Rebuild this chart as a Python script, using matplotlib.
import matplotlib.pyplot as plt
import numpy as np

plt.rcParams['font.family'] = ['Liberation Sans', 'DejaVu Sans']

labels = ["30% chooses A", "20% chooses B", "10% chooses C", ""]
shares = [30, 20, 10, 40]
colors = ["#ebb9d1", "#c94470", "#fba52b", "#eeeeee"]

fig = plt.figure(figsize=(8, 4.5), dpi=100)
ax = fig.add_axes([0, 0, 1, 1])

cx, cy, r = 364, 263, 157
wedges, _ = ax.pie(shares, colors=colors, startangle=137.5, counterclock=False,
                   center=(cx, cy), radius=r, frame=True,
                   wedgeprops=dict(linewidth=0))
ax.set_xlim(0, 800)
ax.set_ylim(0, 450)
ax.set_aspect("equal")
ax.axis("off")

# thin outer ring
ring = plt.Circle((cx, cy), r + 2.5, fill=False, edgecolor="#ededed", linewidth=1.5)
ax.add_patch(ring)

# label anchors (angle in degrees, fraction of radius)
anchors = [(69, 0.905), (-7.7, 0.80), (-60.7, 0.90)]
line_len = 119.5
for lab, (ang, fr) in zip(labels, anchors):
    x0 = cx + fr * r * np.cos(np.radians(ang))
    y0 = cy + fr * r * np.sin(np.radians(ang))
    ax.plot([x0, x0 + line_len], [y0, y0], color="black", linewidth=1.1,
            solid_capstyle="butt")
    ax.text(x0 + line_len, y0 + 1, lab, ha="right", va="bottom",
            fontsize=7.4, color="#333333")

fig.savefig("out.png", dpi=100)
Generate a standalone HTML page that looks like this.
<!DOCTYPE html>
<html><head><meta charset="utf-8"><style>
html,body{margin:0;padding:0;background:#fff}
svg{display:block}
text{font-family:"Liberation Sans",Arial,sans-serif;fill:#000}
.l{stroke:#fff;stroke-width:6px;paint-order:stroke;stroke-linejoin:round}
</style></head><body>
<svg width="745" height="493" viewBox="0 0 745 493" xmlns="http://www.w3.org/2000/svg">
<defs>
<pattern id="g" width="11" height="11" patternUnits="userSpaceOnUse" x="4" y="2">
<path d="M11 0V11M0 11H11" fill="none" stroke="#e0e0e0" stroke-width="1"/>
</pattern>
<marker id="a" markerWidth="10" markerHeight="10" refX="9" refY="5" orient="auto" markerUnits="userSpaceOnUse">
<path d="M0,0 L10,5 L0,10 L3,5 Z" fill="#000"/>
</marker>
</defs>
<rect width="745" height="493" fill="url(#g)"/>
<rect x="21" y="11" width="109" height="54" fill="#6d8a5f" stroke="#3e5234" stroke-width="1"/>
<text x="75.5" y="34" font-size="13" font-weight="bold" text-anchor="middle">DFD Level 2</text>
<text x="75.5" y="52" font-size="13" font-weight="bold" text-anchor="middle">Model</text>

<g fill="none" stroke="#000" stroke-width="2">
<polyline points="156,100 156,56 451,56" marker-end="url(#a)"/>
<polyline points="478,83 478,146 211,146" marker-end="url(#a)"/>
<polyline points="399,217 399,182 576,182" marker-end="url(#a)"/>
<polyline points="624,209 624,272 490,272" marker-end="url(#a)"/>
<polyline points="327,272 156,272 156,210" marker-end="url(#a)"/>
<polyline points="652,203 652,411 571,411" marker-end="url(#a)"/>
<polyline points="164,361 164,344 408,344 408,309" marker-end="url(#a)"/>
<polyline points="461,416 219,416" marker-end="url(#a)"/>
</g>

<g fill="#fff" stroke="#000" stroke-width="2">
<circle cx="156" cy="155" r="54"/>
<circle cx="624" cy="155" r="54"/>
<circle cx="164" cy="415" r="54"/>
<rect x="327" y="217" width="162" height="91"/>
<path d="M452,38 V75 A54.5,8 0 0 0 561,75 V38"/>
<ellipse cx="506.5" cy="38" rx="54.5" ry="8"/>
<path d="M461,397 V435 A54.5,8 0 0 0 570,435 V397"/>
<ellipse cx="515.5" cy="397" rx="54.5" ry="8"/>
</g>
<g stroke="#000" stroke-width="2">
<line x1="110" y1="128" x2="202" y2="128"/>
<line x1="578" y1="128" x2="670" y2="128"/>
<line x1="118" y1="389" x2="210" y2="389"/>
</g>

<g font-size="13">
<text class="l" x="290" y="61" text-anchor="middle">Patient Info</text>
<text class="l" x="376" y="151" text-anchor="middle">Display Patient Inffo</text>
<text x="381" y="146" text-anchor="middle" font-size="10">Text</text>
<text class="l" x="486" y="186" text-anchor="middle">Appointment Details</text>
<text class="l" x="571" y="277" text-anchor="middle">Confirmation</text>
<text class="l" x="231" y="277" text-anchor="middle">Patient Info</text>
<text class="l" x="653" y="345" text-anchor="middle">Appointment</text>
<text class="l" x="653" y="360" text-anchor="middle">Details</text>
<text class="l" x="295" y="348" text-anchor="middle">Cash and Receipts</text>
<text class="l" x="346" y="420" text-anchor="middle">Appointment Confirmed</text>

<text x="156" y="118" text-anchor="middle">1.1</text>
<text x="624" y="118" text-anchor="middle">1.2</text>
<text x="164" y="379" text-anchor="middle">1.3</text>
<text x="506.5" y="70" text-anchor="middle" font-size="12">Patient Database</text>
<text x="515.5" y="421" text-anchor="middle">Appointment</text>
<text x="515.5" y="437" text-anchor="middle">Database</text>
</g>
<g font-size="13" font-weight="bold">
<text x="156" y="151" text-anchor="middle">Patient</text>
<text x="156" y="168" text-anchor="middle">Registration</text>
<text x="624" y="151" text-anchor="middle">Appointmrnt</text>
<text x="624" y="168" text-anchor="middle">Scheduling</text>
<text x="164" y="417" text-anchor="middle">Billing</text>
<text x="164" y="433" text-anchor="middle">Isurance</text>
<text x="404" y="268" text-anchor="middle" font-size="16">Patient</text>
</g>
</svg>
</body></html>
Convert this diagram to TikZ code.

**Task prompt**.
Extract the complete listing verbatim.

**The output**.
Rebuild this chart as a Python script, using matplotlib.
import matplotlib.pyplot as plt
import numpy as np

plt.rcParams['font.family'] = ['Liberation Sans', 'DejaVu Sans']

labels = ["30% chooses A", "20% chooses B", "10% chooses C", ""]
shares = [30, 20, 10, 40]
colors = ["#ebb9d1", "#c94470", "#fba52b", "#eeeeee"]

fig = plt.figure(figsize=(8, 4.5), dpi=100)
ax = fig.add_axes([0, 0, 1, 1])

cx, cy, r = 364, 263, 157
wedges, _ = ax.pie(shares, colors=colors, startangle=137.5, counterclock=False,
                   center=(cx, cy), radius=r, frame=True,
                   wedgeprops=dict(linewidth=0))
ax.set_xlim(0, 800)
ax.set_ylim(0, 450)
ax.set_aspect("equal")
ax.axis("off")

# thin outer ring
ring = plt.Circle((cx, cy), r + 2.5, fill=False, edgecolor="#ededed", linewidth=1.5)
ax.add_patch(ring)

# label anchors (angle in degrees, fraction of radius)
anchors = [(69, 0.905), (-7.7, 0.80), (-60.7, 0.90)]
line_len = 119.5
for lab, (ang, fr) in zip(labels, anchors):
    x0 = cx + fr * r * np.cos(np.radians(ang))
    y0 = cy + fr * r * np.sin(np.radians(ang))
    ax.plot([x0, x0 + line_len], [y0, y0], color="black", linewidth=1.1,
            solid_capstyle="butt")
    ax.text(x0 + line_len, y0 + 1, lab, ha="right", va="bottom",
            fontsize=7.4, color="#333333")

fig.savefig("out.png", dpi=100)
Generate a standalone HTML page that looks like this.
<!DOCTYPE html>
<html><head><meta charset="utf-8"><style>
html,body{margin:0;padding:0;background:#fff}
svg{display:block}
text{font-family:"Liberation Sans",Arial,sans-serif;fill:#000}
.l{stroke:#fff;stroke-width:6px;paint-order:stroke;stroke-linejoin:round}
</style></head><body>
<svg width="745" height="493" viewBox="0 0 745 493" xmlns="http://www.w3.org/2000/svg">
<defs>
<pattern id="g" width="11" height="11" patternUnits="userSpaceOnUse" x="4" y="2">
<path d="M11 0V11M0 11H11" fill="none" stroke="#e0e0e0" stroke-width="1"/>
</pattern>
<marker id="a" markerWidth="10" markerHeight="10" refX="9" refY="5" orient="auto" markerUnits="userSpaceOnUse">
<path d="M0,0 L10,5 L0,10 L3,5 Z" fill="#000"/>
</marker>
</defs>
<rect width="745" height="493" fill="url(#g)"/>
<rect x="21" y="11" width="109" height="54" fill="#6d8a5f" stroke="#3e5234" stroke-width="1"/>
<text x="75.5" y="34" font-size="13" font-weight="bold" text-anchor="middle">DFD Level 2</text>
<text x="75.5" y="52" font-size="13" font-weight="bold" text-anchor="middle">Model</text>

<g fill="none" stroke="#000" stroke-width="2">
<polyline points="156,100 156,56 451,56" marker-end="url(#a)"/>
<polyline points="478,83 478,146 211,146" marker-end="url(#a)"/>
<polyline points="399,217 399,182 576,182" marker-end="url(#a)"/>
<polyline points="624,209 624,272 490,272" marker-end="url(#a)"/>
<polyline points="327,272 156,272 156,210" marker-end="url(#a)"/>
<polyline points="652,203 652,411 571,411" marker-end="url(#a)"/>
<polyline points="164,361 164,344 408,344 408,309" marker-end="url(#a)"/>
<polyline points="461,416 219,416" marker-end="url(#a)"/>
</g>

<g fill="#fff" stroke="#000" stroke-width="2">
<circle cx="156" cy="155" r="54"/>
<circle cx="624" cy="155" r="54"/>
<circle cx="164" cy="415" r="54"/>
<rect x="327" y="217" width="162" height="91"/>
<path d="M452,38 V75 A54.5,8 0 0 0 561,75 V38"/>
<ellipse cx="506.5" cy="38" rx="54.5" ry="8"/>
<path d="M461,397 V435 A54.5,8 0 0 0 570,435 V397"/>
<ellipse cx="515.5" cy="397" rx="54.5" ry="8"/>
</g>
<g stroke="#000" stroke-width="2">
<line x1="110" y1="128" x2="202" y2="128"/>
<line x1="578" y1="128" x2="670" y2="128"/>
<line x1="118" y1="389" x2="210" y2="389"/>
</g>

<g font-size="13">
<text class="l" x="290" y="61" text-anchor="middle">Patient Info</text>
<text class="l" x="376" y="151" text-anchor="middle">Display Patient Inffo</text>
<text x="381" y="146" text-anchor="middle" font-size="10">Text</text>
<text class="l" x="486" y="186" text-anchor="middle">Appointment Details</text>
<text class="l" x="571" y="277" text-anchor="middle">Confirmation</text>
<text class="l" x="231" y="277" text-anchor="middle">Patient Info</text>
<text class="l" x="653" y="345" text-anchor="middle">Appointment</text>
<text class="l" x="653" y="360" text-anchor="middle">Details</text>
<text class="l" x="295" y="348" text-anchor="middle">Cash and Receipts</text>
<text class="l" x="346" y="420" text-anchor="middle">Appointment Confirmed</text>

<text x="156" y="118" text-anchor="middle">1.1</text>
<text x="624" y="118" text-anchor="middle">1.2</text>
<text x="164" y="379" text-anchor="middle">1.3</text>
<text x="506.5" y="70" text-anchor="middle" font-size="12">Patient Database</text>
<text x="515.5" y="421" text-anchor="middle">Appointment</text>
<text x="515.5" y="437" text-anchor="middle">Database</text>
</g>
<g font-size="13" font-weight="bold">
<text x="156" y="151" text-anchor="middle">Patient</text>
<text x="156" y="168" text-anchor="middle">Registration</text>
<text x="624" y="151" text-anchor="middle">Appointmrnt</text>
<text x="624" y="168" text-anchor="middle">Scheduling</text>
<text x="164" y="417" text-anchor="middle">Billing</text>
<text x="164" y="433" text-anchor="middle">Isurance</text>
<text x="404" y="268" text-anchor="middle" font-size="16">Patient</text>
</g>
</svg>
</body></html>
Convert this diagram to TikZ code.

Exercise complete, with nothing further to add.